● **The request**
Scan the records below. List lines holding "matplotlib".

● **The input**
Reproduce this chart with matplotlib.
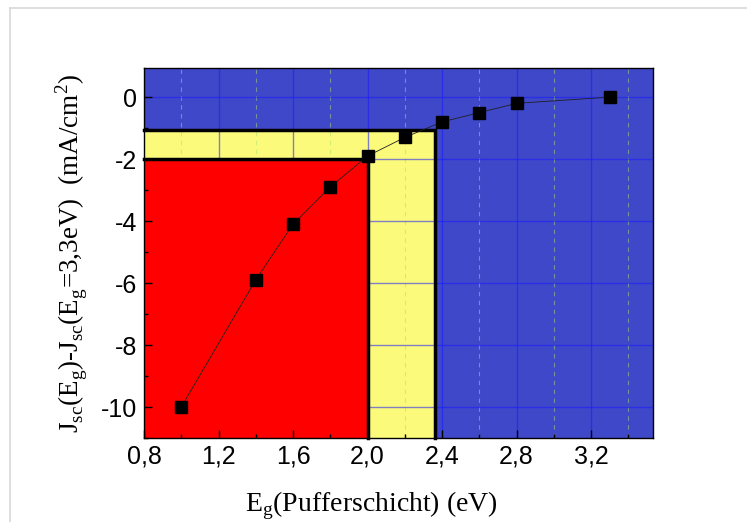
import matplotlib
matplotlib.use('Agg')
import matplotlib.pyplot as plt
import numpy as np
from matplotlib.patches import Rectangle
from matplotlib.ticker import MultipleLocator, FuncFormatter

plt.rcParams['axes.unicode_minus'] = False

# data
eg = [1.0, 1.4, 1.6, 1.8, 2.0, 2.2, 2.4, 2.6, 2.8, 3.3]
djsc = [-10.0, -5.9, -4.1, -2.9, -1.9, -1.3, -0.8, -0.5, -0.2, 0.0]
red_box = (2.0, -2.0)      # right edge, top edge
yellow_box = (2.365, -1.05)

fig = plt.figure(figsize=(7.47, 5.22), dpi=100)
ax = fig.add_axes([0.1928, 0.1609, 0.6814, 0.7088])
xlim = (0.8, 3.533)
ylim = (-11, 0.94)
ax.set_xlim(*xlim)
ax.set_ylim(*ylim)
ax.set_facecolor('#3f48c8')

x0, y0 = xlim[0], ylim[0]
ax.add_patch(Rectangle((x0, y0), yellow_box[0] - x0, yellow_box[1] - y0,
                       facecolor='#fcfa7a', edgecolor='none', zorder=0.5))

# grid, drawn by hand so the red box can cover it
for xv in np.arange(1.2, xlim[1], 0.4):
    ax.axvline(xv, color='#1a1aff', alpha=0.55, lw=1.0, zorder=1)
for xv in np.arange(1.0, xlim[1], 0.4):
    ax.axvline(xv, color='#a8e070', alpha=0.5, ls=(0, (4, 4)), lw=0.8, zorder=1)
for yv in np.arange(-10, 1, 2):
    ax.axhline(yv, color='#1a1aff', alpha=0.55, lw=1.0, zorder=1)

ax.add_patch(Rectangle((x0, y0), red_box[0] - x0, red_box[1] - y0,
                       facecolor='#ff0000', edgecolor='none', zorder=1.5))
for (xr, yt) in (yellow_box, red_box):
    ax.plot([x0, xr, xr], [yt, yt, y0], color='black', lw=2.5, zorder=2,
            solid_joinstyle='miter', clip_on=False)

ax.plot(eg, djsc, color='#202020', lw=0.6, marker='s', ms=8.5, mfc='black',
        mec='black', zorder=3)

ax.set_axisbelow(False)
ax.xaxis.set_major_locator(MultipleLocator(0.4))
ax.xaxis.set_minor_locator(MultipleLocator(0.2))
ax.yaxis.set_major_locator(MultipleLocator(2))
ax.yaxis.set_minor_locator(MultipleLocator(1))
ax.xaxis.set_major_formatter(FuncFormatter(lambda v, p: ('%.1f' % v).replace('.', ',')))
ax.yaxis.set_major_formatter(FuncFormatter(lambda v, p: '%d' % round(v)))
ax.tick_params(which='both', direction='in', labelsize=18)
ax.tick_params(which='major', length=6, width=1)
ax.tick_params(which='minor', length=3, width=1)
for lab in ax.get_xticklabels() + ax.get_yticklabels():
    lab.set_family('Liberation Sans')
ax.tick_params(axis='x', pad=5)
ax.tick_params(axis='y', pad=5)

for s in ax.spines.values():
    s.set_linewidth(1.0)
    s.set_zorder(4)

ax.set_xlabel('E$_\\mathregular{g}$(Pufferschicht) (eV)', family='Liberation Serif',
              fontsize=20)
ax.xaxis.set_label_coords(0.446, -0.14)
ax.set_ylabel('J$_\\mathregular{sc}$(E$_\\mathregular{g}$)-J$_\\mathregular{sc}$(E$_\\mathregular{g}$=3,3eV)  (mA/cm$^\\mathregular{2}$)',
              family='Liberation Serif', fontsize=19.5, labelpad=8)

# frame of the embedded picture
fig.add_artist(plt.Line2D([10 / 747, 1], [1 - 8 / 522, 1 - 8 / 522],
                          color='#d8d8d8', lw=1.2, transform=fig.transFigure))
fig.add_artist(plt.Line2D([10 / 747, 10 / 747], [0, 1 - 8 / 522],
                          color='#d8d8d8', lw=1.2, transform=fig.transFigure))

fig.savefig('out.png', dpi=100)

==

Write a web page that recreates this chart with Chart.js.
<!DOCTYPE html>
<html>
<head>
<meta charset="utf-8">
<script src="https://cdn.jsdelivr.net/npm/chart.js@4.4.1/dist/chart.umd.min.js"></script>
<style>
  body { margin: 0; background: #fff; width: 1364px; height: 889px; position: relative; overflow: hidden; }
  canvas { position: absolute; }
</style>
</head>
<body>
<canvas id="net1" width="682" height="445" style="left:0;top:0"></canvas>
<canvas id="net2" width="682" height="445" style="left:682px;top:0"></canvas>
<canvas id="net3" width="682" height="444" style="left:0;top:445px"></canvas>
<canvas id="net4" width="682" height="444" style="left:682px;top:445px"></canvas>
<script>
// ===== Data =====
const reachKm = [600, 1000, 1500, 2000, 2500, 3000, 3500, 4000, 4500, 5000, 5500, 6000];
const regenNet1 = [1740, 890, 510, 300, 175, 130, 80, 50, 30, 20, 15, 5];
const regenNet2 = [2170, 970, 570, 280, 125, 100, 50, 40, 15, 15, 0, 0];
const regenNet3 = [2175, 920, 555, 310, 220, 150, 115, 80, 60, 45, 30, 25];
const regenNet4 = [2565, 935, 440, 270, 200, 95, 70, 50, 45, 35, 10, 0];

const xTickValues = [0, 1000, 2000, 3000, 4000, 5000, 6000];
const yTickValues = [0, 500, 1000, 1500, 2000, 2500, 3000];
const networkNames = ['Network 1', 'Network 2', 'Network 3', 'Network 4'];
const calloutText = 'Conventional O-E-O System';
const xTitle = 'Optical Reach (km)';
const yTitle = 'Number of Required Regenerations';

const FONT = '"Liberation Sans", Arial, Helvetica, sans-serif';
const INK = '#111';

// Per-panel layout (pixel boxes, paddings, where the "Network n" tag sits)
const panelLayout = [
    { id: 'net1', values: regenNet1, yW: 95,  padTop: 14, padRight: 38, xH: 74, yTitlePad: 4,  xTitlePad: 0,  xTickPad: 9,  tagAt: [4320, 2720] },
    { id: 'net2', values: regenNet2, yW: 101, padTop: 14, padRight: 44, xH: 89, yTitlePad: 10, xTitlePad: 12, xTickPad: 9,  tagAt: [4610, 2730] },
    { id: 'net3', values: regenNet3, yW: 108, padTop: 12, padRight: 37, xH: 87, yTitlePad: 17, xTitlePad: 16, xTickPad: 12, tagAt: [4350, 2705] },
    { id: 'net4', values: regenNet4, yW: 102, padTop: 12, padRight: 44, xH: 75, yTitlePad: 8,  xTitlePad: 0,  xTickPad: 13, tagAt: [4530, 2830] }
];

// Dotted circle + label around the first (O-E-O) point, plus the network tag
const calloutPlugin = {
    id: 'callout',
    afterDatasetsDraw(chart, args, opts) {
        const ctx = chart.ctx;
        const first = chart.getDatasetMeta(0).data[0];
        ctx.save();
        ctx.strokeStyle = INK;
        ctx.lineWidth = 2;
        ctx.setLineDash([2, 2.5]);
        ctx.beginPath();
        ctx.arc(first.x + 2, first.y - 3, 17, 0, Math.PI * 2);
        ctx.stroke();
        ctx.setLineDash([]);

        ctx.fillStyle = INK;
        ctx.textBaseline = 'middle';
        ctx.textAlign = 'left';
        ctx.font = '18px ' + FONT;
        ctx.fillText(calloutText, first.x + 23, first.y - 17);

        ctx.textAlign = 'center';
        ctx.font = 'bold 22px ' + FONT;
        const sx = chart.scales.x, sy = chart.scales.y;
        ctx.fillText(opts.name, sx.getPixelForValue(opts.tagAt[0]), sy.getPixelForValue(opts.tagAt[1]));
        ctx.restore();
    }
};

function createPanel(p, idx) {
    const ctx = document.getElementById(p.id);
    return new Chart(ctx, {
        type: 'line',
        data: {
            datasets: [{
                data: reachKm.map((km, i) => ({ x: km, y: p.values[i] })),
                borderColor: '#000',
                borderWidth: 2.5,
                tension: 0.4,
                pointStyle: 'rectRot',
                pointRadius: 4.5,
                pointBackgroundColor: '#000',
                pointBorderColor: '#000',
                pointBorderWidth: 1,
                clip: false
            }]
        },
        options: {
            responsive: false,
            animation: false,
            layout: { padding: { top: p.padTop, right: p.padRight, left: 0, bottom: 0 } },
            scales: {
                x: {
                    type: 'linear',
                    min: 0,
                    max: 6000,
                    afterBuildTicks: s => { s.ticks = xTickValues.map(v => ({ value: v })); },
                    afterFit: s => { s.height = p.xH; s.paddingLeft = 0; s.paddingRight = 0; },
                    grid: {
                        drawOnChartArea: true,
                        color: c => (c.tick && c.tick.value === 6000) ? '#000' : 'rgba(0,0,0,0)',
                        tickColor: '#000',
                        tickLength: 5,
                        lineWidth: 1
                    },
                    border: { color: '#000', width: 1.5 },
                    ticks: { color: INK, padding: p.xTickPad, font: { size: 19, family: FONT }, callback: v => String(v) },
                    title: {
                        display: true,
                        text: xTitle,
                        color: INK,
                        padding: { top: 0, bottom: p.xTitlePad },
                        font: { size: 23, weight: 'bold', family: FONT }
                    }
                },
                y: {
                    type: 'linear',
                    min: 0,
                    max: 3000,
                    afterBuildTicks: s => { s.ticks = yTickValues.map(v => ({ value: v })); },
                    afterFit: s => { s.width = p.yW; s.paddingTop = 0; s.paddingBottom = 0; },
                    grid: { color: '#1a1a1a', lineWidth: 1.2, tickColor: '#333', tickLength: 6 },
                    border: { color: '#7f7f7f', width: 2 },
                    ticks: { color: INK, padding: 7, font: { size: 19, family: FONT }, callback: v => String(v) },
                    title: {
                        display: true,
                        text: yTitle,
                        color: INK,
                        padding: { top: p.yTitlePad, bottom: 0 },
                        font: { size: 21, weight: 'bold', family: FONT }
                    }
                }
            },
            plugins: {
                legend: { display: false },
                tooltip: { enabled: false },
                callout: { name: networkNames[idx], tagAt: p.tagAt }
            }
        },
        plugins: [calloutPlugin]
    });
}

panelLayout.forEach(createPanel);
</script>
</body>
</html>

● **Reply**
Reproduce this chart with matplotlib.
import matplotlib
matplotlib.use('Agg')
import matplotlib.pyplot as plt
from matplotlib.patches import Rectangle
from matplotlib.ticker import MultipleLocator, FuncFormatter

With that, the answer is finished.